After paying appropriate homage to calculus, differential equations, and linear algebra, students journeys into higher mathematics all begin with the notion of a set.  Intuitively, a set is a collection of objects, called elements or members.  Often sets are described by listing the members in between curly brackets.  For starters

\[\{\times,\div,+,-\},\quad \{1,2,3\},\quad \{4,7,\heartsuit, \clubsuit, Q\}\]

are all examples of sets.  One of the most important examples of a set is the empty set \(\{\}\), the set with no members.  Because of its distinguished role, we denote it by the special symbol \(\varnothing\).  It’s important to note that sets don’t remember order or multiplicity, so the following all describe the same set

\[\{1,2,3\},\quad \{1,3,2\},\quad \{1,3,2,3\}\]

Members of sets can be just about anything.  Names, houses, planets, numbers, even other sets!  This latter idea is extremely important in the conception of the axiomatic construction of cardinal numbers, as explained in Gallery of the Infinite.  We explain this in a fun way here.

  • We start out with nothing which we represent by \(\varnothing\)
  • We’ve noticed we have nothing, which is something!  Let’s put it in a collection
\[C_1 = \{\varnothing\}\]
  • Now we have two different things: \(\varnothing\), and \(C_1\) so we can put them into a new collection
\[C_2 = \{\varnothing,C_1\} = \{\varnothing,\{\varnothing\}\}\]
  • Now we have three different things: so we can put them into a new collection 
\[C_3 = \{\varnothing,C_1,C_2\} = \{\varnothing,\{\varnothing\},\{\varnothing,\{\varnothing\}\}\}.\]

Notice \(C_1\) has one member, \(C_2\) has two members, and \(C_3\) has three members.  Continuing in this way, we can create sets with any number of members,  all created from nothing!

More ways to Describe Sets

Oftentimes, the sets that we want to work with are large enough that it is impractical or impossible to describe them by listing their members.  Think about, for example, the set of all possible poker hands.  There are \(2,598,960\) possibilities, so if we start listing them out we will be here for a while!  Instead we can adopt a new notation

\[P = \{x | x\ \text{is a poker hand}\}.\]

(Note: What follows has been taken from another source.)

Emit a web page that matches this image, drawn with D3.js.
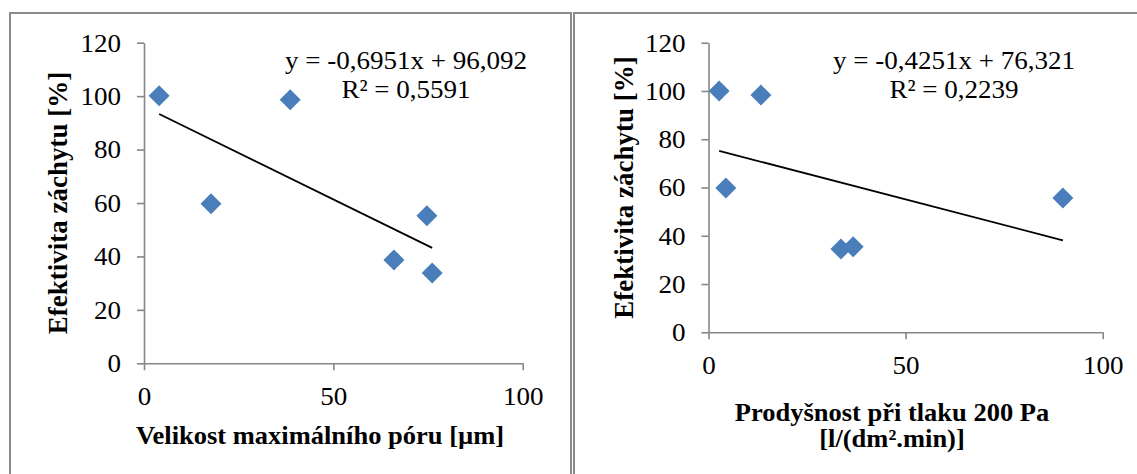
<!DOCTYPE html>
<html><head><meta charset="utf-8">
<script src="https://cdn.jsdelivr.net/npm/d3@7"></script>
<style>body{margin:0;background:#fff} svg{display:block}</style>
</head><body>
<svg id="c" width="1137" height="474"></svg>
<script>
// ---- data ----
const poreSize = [4.0, 17.7, 38.6, 66.0, 74.7, 76.1];
const poreEff = [100.1, 59.7, 98.6, 38.7, 55.2, 33.8];
const permeability = [2.7, 13.3, 4.4, 33.6, 36.7, 89.9];
const permEff = [100.0, 98.3, 59.8, 34.5, 35.4, 55.7];
const yTicks = [0, 20, 40, 60, 80, 100, 120];
const xTicks = [0, 50, 100];
const eqLeft = ["y = -0,6951x + 96,092", "R² = 0,5591"];
const eqRight = ["y = -0,4251x + 76,321", "R² = 0,2239"];
const trendLeft = [-0.6951, 96.092];
const trendRight = [-0.4251, 76.321];
const yTitle = "Efektivita záchytu [%]";
const xTitleLeft = ["Velikost maximálního póru [µm]"];
const xTitleRight = ["Prodyšnost při tlaku 200 Pa", "[l/(dm².min)]"];

// ---- drawing ----
const SX = 1.04, SXT = 1.06;
const FONT = "'Liberation Serif','Times New Roman',serif";
const AXIS = "#868686";
const BLUE = "#4a7ebb";
const svg = d3.select("#c");

// frames
const frame = svg.append("g").attr("fill", "none").attr("stroke", "#8a8a8a").attr("stroke-width", 2);
frame.append("path").attr("d", "M10,480V13H571V480");
frame.append("path").attr("d", "M574,480V13H1140");

function panel(cfg) {
  const x = d3.scaleLinear().domain([0, 100]).range(cfg.xr);
  const y = d3.scaleLinear().domain([0, 120]).range(cfg.yr);
  const g = svg.append("g");

  const ya = g.append("g").attr("transform", `translate(${cfg.xr[0]},0)`)
    .call(d3.axisLeft(y).tickValues(yTicks).tickSize(7).tickPadding(16).tickSizeOuter(0));
  const xa = g.append("g").attr("transform", `translate(0,${cfg.yr[0]})`)
    .call(d3.axisBottom(x).tickValues(xTicks).tickSize(7).tickPadding(cfg.xPad).tickSizeOuter(0));
  [ya, xa].forEach(a => {
    a.select(".domain").attr("stroke", AXIS).attr("stroke-width", 1.6);
    a.selectAll(".tick line").attr("stroke", AXIS).attr("stroke-width", 1.6);
    a.selectAll("text").attr("font-family", FONT).attr("font-size", 26).attr("fill", "#000");
  });
  ya.selectAll("text").attr("x", -23 / SX).attr("transform", `scale(${SX},1)`);
  xa.selectAll("text").attr("transform", `scale(${SX},1)`);

  // trend line
  const xs = cfg.xv, x0 = d3.min(xs), x1 = d3.max(xs);
  const [m, b] = cfg.trend;
  g.append("line")
    .attr("x1", x(x0)).attr("y1", y(m * x0 + b))
    .attr("x2", x(x1)).attr("y2", y(m * x1 + b))
    .attr("stroke", "#000").attr("stroke-width", 1.8);

  // markers
  const r = 10.5;
  g.selectAll("path.pt").data(d3.zip(cfg.xv, cfg.yv)).join("path")
    .attr("class", "pt")
    .attr("d", d => `M${x(d[0])},${y(d[1]) - r}L${x(d[0]) + r},${y(d[1])}L${x(d[0])},${y(d[1]) + r}L${x(d[0]) - r},${y(d[1])}Z`)
    .attr("fill", BLUE);

  // equation
  cfg.eq.forEach((t, i) => {
    g.append("text").attr("transform", `translate(${cfg.eqX},${cfg.eqY[i]}) scale(${SX},1)`)
      .attr("text-anchor", "middle").attr("font-family", FONT).attr("font-size", 26).text(t);
  });

  // y title
  g.append("text")
    .attr("transform", `translate(${cfg.ytX},${(cfg.yr[0] + cfg.yr[1]) / 2}) rotate(-90)`)
    .attr("text-anchor", "middle").attr("font-family", FONT).attr("font-weight", "bold")
    .attr("font-size", 27).text(yTitle);

  // x title
  cfg.xt.forEach((t, i) => {
    g.append("text").attr("transform", `translate(${cfg.xtX},${cfg.xtY[i]}) scale(${SXT},1)`)
      .attr("text-anchor", "middle").attr("font-family", FONT).attr("font-weight", "bold")
      .attr("font-size", 25).text(t);
  });
}

panel({
  xr: [144, 522.7], yr: [363.3, 42.7], xPad: 16,
  xv: poreSize, yv: poreEff, trend: trendLeft,
  eq: eqLeft, eqX: 406, eqY: [69, 98],
  ytX: 67, xt: xTitleLeft, xtX: 320, xtY: [444]
});
panel({
  xr: [708.5, 1102.7], yr: [332.3, 42.7], xPad: 16,
  xv: permeability, yv: permEff, trend: trendRight,
  eq: eqRight, eqX: 954, eqY: [69, 98],
  ytX: 633, xt: xTitleRight, xtX: 892, xtY: [421, 447]
});
</script>
</body></html>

In other words, we can describe sets in terms of conditions.  Here is another example, describing all real numbers between -1 and 1.

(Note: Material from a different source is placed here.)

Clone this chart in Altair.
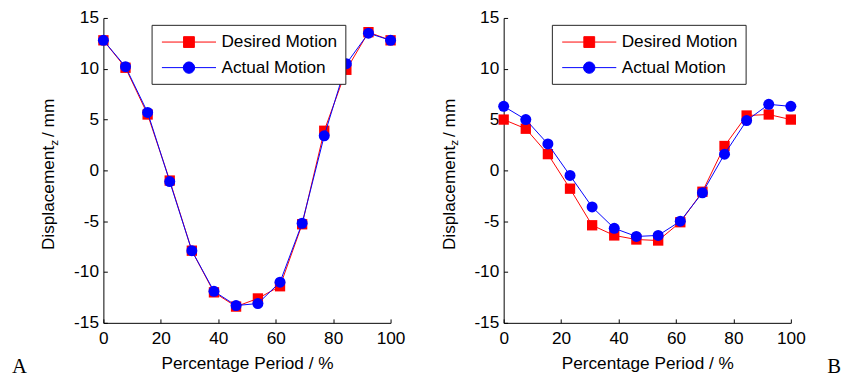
import altair as alt
import pandas as pd

# ---------------- data ----------------
pct = [0, 7.7, 15.4, 23.1, 30.8, 38.5, 46.2, 53.8, 61.5, 69.2, 76.9, 84.6, 92.3, 100]
desired_a = [12.8, 10.1, 5.5, -1.0, -7.9, -12.0, -13.4, -12.6, -11.4, -5.3, 3.9, 9.9, 13.6, 12.8]
actual_a = [12.8, 10.2, 5.7, -1.1, -7.9, -11.9, -13.3, -13.1, -11.0, -5.2, 3.4, 10.5, 13.5, 12.8]
desired_b = [5.0, 4.1, 1.6, -1.8, -5.4, -6.4, -6.8, -6.9, -5.1, -2.1, 2.4, 5.4, 5.5, 5.0]
actual_b = [6.3, 5.0, 2.6, -0.5, -3.6, -5.7, -6.5, -6.4, -5.0, -2.2, 1.6, 4.9, 6.5, 6.3]
series_names = ["Desired Motion", "Actual Motion"]
x_ticks = [0, 20, 40, 60, 80, 100]
y_ticks = [-15, -10, -5, 0, 5, 10, 15]
x_title = "Percentage Period / %"
y_title_main = "Displacement"
y_title_sub = "z"
y_title_unit = "/ mm"
panel_letters = ["A", "B"]

# ---------------- style ----------------
W, H = 292, 310
RED, BLUE = "#ff0000", "#0000ff"
FONT = "Liberation Sans"
SERIF = "Liberation Serif"
FS_TICK = 17.5
FS_TITLE = 17.5
FS_YTITLE = 17.5
FS_LEG = 17.5

# legend symbol: line + marker, in unit coords (1 unit = sqrt(size)/2 px)
SYM_D = 18.0
U = SYM_D / 2


def ux(px):
    return round((px - U) / U, 4)


def uy(px):
    return round(px / U, 4)


LINE_X0 = 2.0
LINE_LEN = 55.0
MC = LINE_X0 + LINE_LEN / 2
line_part = f"M{ux(LINE_X0)},0L{ux(LINE_X0 + LINE_LEN)},0"
hs = 5.5
sq_path = (line_part + f"M{ux(MC - hs)},{uy(-hs)}L{ux(MC + hs)},{uy(-hs)}"
           f"L{ux(MC + hs)},{uy(hs)}L{ux(MC - hs)},{uy(hs)}Z")
r = 5.8
k = 0.5523 * r
ci_path = (line_part +
           f"M{ux(MC + r)},0"
           f"C{ux(MC + r)},{uy(k)} {ux(MC + k)},{uy(r)} {ux(MC)},{uy(r)}"
           f"C{ux(MC - k)},{uy(r)} {ux(MC - r)},{uy(k)} {ux(MC - r)},0"
           f"C{ux(MC - r)},{uy(-k)} {ux(MC - k)},{uy(-r)} {ux(MC)},{uy(-r)}"
           f"C{ux(MC + k)},{uy(-r)} {ux(MC + r)},{uy(-k)} {ux(MC + r)},0Z")

shape_expr = f"datum.value === '{series_names[0]}' ? '{sq_path}' : '{ci_path}'"
color_expr = f"datum.value === '{series_names[0]}' ? '{RED}' : '{BLUE}'"


def panel(desired, actual, letter, letter_x):
    n = len(pct)
    df = pd.DataFrame({
        "pct": pct + pct,
        "val": desired + actual,
        "series": [series_names[0]] * n + [series_names[1]] * n,
    })
    cscale = alt.Scale(domain=series_names, range=[RED, BLUE])
    legend = alt.Legend(
        orient="none", legendX=49, legendY=7, title=None, direction="vertical",
        strokeColor="#222222", fillColor="white", padding=8,
        symbolSize=SYM_D * SYM_D, labelOffset=44, rowPadding=8,
        labelFont=FONT, labelFontSize=FS_LEG, labelColor="black",
        symbolType={"expr": shape_expr},
        symbolStrokeColor={"expr": color_expr},
        symbolFillColor={"expr": color_expr},
        symbolStrokeWidth=1, symbolOpacity=1,
    )
    color = alt.Color("series:N", scale=cscale, legend=legend)
    xs = alt.Scale(domain=[0, 100], nice=False)
    ys = alt.Scale(domain=[-15, 15], nice=False)
    x_main = alt.X("pct:Q", scale=xs, axis=alt.Axis(
        orient="bottom", values=x_ticks, ticks=False, tickSize=0, labelPadding=7,
        grid=False, title=x_title, titlePadding=8, labelFlush=False,
        labelExpr="'' + datum.value"))
    y_main = alt.Y("val:Q", scale=ys, axis=alt.Axis(
        orient="left", values=y_ticks, ticks=False, tickSize=0, labelPadding=5,
        grid=False, title=None, labelExpr="'' + datum.value"))
    x_tick = alt.X("pct:Q", scale=xs, axis=alt.Axis(
        orient="top", offset=-H, values=x_ticks, labels=False, domain=False,
        ticks=True, tickSize=4, grid=False, title=None))
    y_tick = alt.Y("val:Q", scale=ys, axis=alt.Axis(
        orient="right", offset=-W, values=y_ticks, labels=False, domain=False,
        ticks=True, tickSize=4, grid=False, title=None))
    x_none = alt.X("pct:Q", scale=xs, axis=None)
    y_none = alt.Y("val:Q", scale=ys, axis=None)

    base = alt.Chart(df)
    d = base.transform_filter(alt.datum.series == series_names[0])
    a = base.transform_filter(alt.datum.series == series_names[1])
    p1 = d.mark_point(shape="square", filled=True, size=110, opacity=1).encode(
        x=x_main, y=y_main, color=color)
    l1 = d.mark_line(strokeWidth=1).encode(x=x_tick, y=y_tick, color=color)
    l2 = a.mark_line(strokeWidth=1).encode(x=x_none, y=y_none, color=color)
    p2 = a.mark_point(shape="circle", filled=True, size=125, opacity=1).encode(
        x=x_none, y=y_none, color=color)

    def txt(s, **kw):
        return alt.Chart(pd.DataFrame({"t": [s]})).mark_text(color="black", **kw)

    t_main = txt(y_title_main, angle=270, align="left", baseline="alphabetic",
                 font=FONT, fontSize=FS_YTITLE).encode(text="t:N", x=alt.value(-50), y=alt.value(236))
    t_sub = txt(y_title_sub, angle=270, align="left", baseline="alphabetic",
                font=FONT, fontSize=12).encode(text="t:N", x=alt.value(-46), y=alt.value(130))
    t_unit = txt(y_title_unit, angle=270, align="left", baseline="alphabetic",
                 font=FONT, fontSize=FS_YTITLE).encode(text="t:N", x=alt.value(-50), y=alt.value(121))
    t_letter = txt(letter, align="left", baseline="alphabetic", font=SERIF,
                   fontSize=21).encode(text="t:N", x=alt.value(letter_x), y=alt.value(361))

    return alt.layer(p1, l1, l2, p2, t_main, t_sub, t_unit, t_letter).resolve_axis(
        x="independent", y="independent").properties(width=W, height=H)


pa = panel(desired_a, actual_a, panel_letters[0], -93)
pb = panel(desired_b, actual_b, panel_letters[1], 329)

chart = alt.hconcat(pa, pb, spacing=115, bounds="flush").resolve_scale(
    color="independent").resolve_legend(color="independent").properties(
    padding={"left": 4, "top": -2, "right": 0, "bottom": 0}
).configure_view(strokeWidth=0).configure_axis(
    labelFont=FONT, labelFontSize=FS_TICK, titleFont=FONT, titleFontSize=FS_TITLE,
    titleFontWeight="normal", labelColor="black", titleColor="black",
    domainColor="black", tickColor="black", domainWidth=1, tickWidth=1,
)

chart.save("out.html", embed_options={"renderer": "svg", "actions": False})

\[\{x | x\ \text{is a real number and $-1\leq x \leq 1$}\}.\]

Membership and Inclusion

If \(S\) is a set, then the statement \(x\in S\) means that “\(x\) is a member of \(S\)” or “\(x\) is an element of \(S\)”.  We say that a set \(T\) is a subset of \(S\) if every member of \(T\) is also a member of \(S\).  In this case, we write \(T\subseteq S\).